Lean is in a tribal fight and will take satisfaction from saying what hurts rather than what informs. And I don’t need a juicy quote from an ideological enemy to demonstrate it. Lean is of course free to do this but The New Republic continues its destruction of its own reputation by enabling him.
Nawaz doesn’t obfuscate. He “jet-sets” to “Ivy League halls” and to stand on “stages” “crisply turned out”, sometimes “sporting” “tweed”, sometimes in front of a “farrago of ambassadors, journalists, and luminaries” and he clearly explains his views. Those views are not hard to find, he works hard to make sure you hear them. The New Republic could easily pay for a writer to engage with those ideas. What business has it giving space to a pitifully ineffective hit piece?
I would condemn a great hit piece as ethically poor while respecting its quality, but Lean has managed to do nothing bar produce a lesson in poor journalism and throw away any residual credibility he might have had. He is the sappy suicide bomber who forgets to find a crowd before detonating and only manages to kill himself.

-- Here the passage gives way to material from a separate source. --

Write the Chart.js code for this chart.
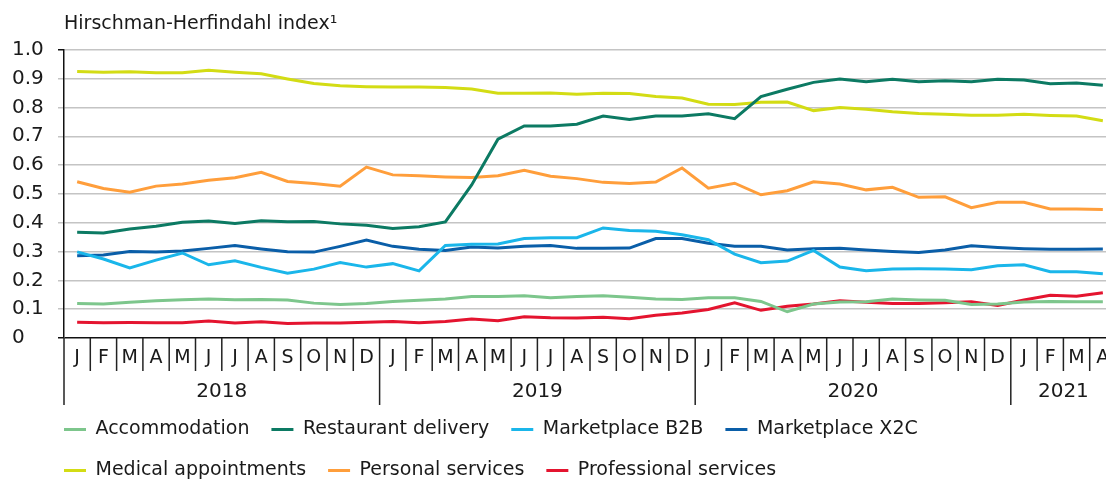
<!DOCTYPE html>
<html>
<head>
<meta charset="utf-8">
<script src="https://cdn.jsdelivr.net/npm/chart.js@4.4.1/dist/chart.umd.min.js"></script>
<style>
  html, body { margin: 0; padding: 0; background: #fff; overflow: hidden; }
  #chart { display: block; }
</style>
</head>
<body>
<canvas id="chart" width="1130" height="490" style="width:1130px;height:490px"></canvas>
<script>
// Monthly labels, Jan 2018 - Apr 2021
const monthLetters = ['J','F','M','A','M','J','J','A','S','O','N','D',
                      'J','F','M','A','M','J','J','A','S','O','N','D',
                      'J','F','M','A','M','J','J','A','S','O','N','D',
                      'J','F','M','A'];
const years = ['2018', '2019', '2020', '2021'];
const yTicks = [0, 0.1, 0.2, 0.3, 0.4, 0.5, 0.6, 0.7, 0.8, 0.9, 1.0];

const accommodation = [0.120, 0.118, 0.124, 0.129, 0.133, 0.135, 0.133, 0.134, 0.132, 0.121, 0.116, 0.120,
                       0.127, 0.131, 0.135, 0.144, 0.144, 0.147, 0.140, 0.144, 0.147, 0.141, 0.135, 0.134,
                       0.140, 0.140, 0.127, 0.091, 0.118, 0.125, 0.126, 0.135, 0.132, 0.131, 0.116, 0.118,
                       0.125, 0.127, 0.126, 0.126];
const restaurantDelivery = [0.367, 0.364, 0.378, 0.388, 0.402, 0.406, 0.397, 0.407, 0.403, 0.404, 0.396, 0.391,
                            0.380, 0.386, 0.403, 0.531, 0.690, 0.736, 0.736, 0.742, 0.770, 0.758, 0.770, 0.770,
                            0.778, 0.761, 0.838, 0.863, 0.887, 0.899, 0.889, 0.898, 0.889, 0.893, 0.889, 0.898,
                            0.895, 0.882, 0.885, 0.877];
const marketplaceB2B = [0.299, 0.274, 0.243, 0.270, 0.295, 0.254, 0.268, 0.245, 0.225, 0.239, 0.262, 0.246,
                        0.258, 0.233, 0.321, 0.325, 0.326, 0.345, 0.348, 0.348, 0.382, 0.373, 0.370, 0.358,
                        0.341, 0.291, 0.261, 0.267, 0.304, 0.246, 0.233, 0.239, 0.240, 0.239, 0.237, 0.251,
                        0.254, 0.230, 0.230, 0.223];
const marketplaceX2C = [0.285, 0.288, 0.300, 0.298, 0.302, 0.311, 0.321, 0.309, 0.299, 0.298, 0.318, 0.340,
                        0.318, 0.308, 0.304, 0.316, 0.312, 0.318, 0.321, 0.311, 0.311, 0.312, 0.345, 0.345,
                        0.329, 0.318, 0.318, 0.305, 0.310, 0.311, 0.305, 0.300, 0.297, 0.305, 0.320, 0.314,
                        0.310, 0.308, 0.308, 0.309];
const medicalAppointments = [0.925, 0.922, 0.924, 0.920, 0.920, 0.929, 0.922, 0.917, 0.899, 0.883, 0.875, 0.872,
                             0.871, 0.871, 0.869, 0.864, 0.849, 0.849, 0.850, 0.846, 0.849, 0.848, 0.838, 0.833,
                             0.811, 0.810, 0.818, 0.819, 0.789, 0.800, 0.794, 0.785, 0.779, 0.776, 0.773, 0.773,
                             0.776, 0.772, 0.770, 0.754];
const personalServices = [0.542, 0.519, 0.506, 0.527, 0.534, 0.547, 0.556, 0.575, 0.543, 0.536, 0.527, 0.593,
                          0.566, 0.563, 0.559, 0.557, 0.563, 0.582, 0.561, 0.553, 0.540, 0.536, 0.541, 0.590,
                          0.520, 0.537, 0.497, 0.511, 0.542, 0.534, 0.514, 0.523, 0.488, 0.490, 0.452, 0.471,
                          0.471, 0.448, 0.448, 0.446];
const professionalServices = [0.055, 0.053, 0.054, 0.053, 0.053, 0.059, 0.052, 0.056, 0.050, 0.052, 0.052, 0.055,
                              0.057, 0.053, 0.057, 0.066, 0.060, 0.074, 0.070, 0.069, 0.072, 0.067, 0.079, 0.087,
                              0.099, 0.122, 0.096, 0.110, 0.118, 0.129, 0.124, 0.120, 0.120, 0.122, 0.126, 0.113,
                              0.132, 0.148, 0.145, 0.157];

const FONT = '"DejaVu Sans", sans-serif';
const TEXT = '#1a1a1a';

function line(label, data, color) {
    return {
        label: label,
        data: data,
        borderColor: color,
        backgroundColor: color,
        borderWidth: 3,
        pointRadius: 0,
        tension: 0,
        fill: false
    };
}

// Month letters in boxes and year row underneath, drawn from the x scale
const monthAxis = {
    id: 'monthAxis',
    afterLayout(chart) {
        // legend starts flush with the plot area
        const lg = chart.legend;
        lg.left -= 22;
        lg.right -= 22;
    },
    afterDraw(chart) {
        const ctx = chart.ctx;
        const x = chart.scales.x;
        const top = chart.chartArea.bottom;
        const half = (x.getPixelForValue(1) - x.getPixelForValue(0)) / 2;
        ctx.save();
        ctx.strokeStyle = '#222';
        ctx.lineWidth = 1.5;
        ctx.fillStyle = TEXT;
        ctx.font = '19px ' + FONT;
        ctx.textAlign = 'center';
        ctx.textBaseline = 'middle';
        monthLetters.forEach((m, i) => {
            const cx = x.getPixelForValue(i);
            const left = cx - half;
            ctx.beginPath();
            ctx.moveTo(left, top);
            ctx.lineTo(left, top + (i % 12 === 0 ? 67 : 33));
            ctx.stroke();
            ctx.fillText(m, cx, top + 20);
        });
        ctx.font = '20px ' + FONT;
        years.forEach((yr, k) => {
            const first = k * 12;
            const last = Math.min(first + 11, monthLetters.length - 1);
            const cx = (x.getPixelForValue(first) + x.getPixelForValue(last)) / 2;
            ctx.fillText(yr, cx, top + 54);
        });
        ctx.restore();
    }
};

new Chart(document.getElementById('chart'), {
    type: 'line',
    data: {
        labels: monthLetters,
        datasets: [
            line('Accommodation', accommodation, '#7dc68c'),
            line('Restaurant delivery', restaurantDelivery, '#0c7a63'),
            line('Marketplace B2B', marketplaceB2B, '#1ab6ea'),
            line('Marketplace X2C', marketplaceX2C, '#0a5ea8'),
            line('Medical appointments', medicalAppointments, '#d3dc14'),
            line('Personal services', personalServices, '#ff9e3b'),
            line('Professional services', professionalServices, '#e4142f')
        ]
    },
    options: {
        responsive: false,
        animation: false,
        layout: { padding: { left: 12, right: 14, top: 0, bottom: 0 } },
        scales: {
            x: {
                type: 'category',
                offset: true,
                grid: { display: false },
                border: { display: false },
                ticks: { display: false },
                afterFit: s => { s.height = 60; }
            },
            y: {
                min: 0,
                max: 1,
                afterBuildTicks: s => { s.ticks = yTicks.map(v => ({ value: v })); },
                afterFit: s => { s.width = 52; },
                border: { color: '#111', width: 1.5 },
                grid: {
                    color: c => (c.tick && c.tick.value === 0) ? '#111' : '#c4c4c4',
                    tickColor: c => (c.tick && (c.tick.value === 0 || c.tick.value === 1)) ? '#111' : '#c4c4c4',
                    lineWidth: 1.5,
                    tickLength: 6
                },
                ticks: {
                    crossAlign: 'far',
                    color: TEXT,
                    font: { family: FONT, size: 20 },
                    callback: v => v === 0 ? '0' : v.toFixed(1)
                }
            }
        },
        plugins: {
            title: {
                display: true,
                text: 'Hirschman-Herfindahl index\u00b9',
                align: 'start',
                fullSize: false,
                color: TEXT,
                font: { family: FONT, size: 19, weight: 'normal' },
                padding: { top: 13, bottom: 14 }
            },
            legend: {
                position: 'bottom',
                align: 'start',
                fullSize: false,
                labels: {
                    color: TEXT,
                    font: { family: FONT, size: 19 },
                    usePointStyle: true,
                    pointStyle: 'line',
                    pointStyleWidth: 22,
                    padding: 22
                }
            },
            tooltip: { enabled: false }
        }
    },
    plugins: [monthAxis]
});
</script>
</body>
</html>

For a writer, character assassination where the only character assassinated belongs to the assassin is a short-term gig. But others will come along to have a go. The more frequently such pieces appear, and the more the likes of Greenwald promote it, the more you know Nawaz is damaging the narrative and credibility of those who should be damaged. If there’s truth to the adage that you should know a man by his enemies, then Maajid Nawaz appears to be well worth the knowing. In spite of his taste in clothes.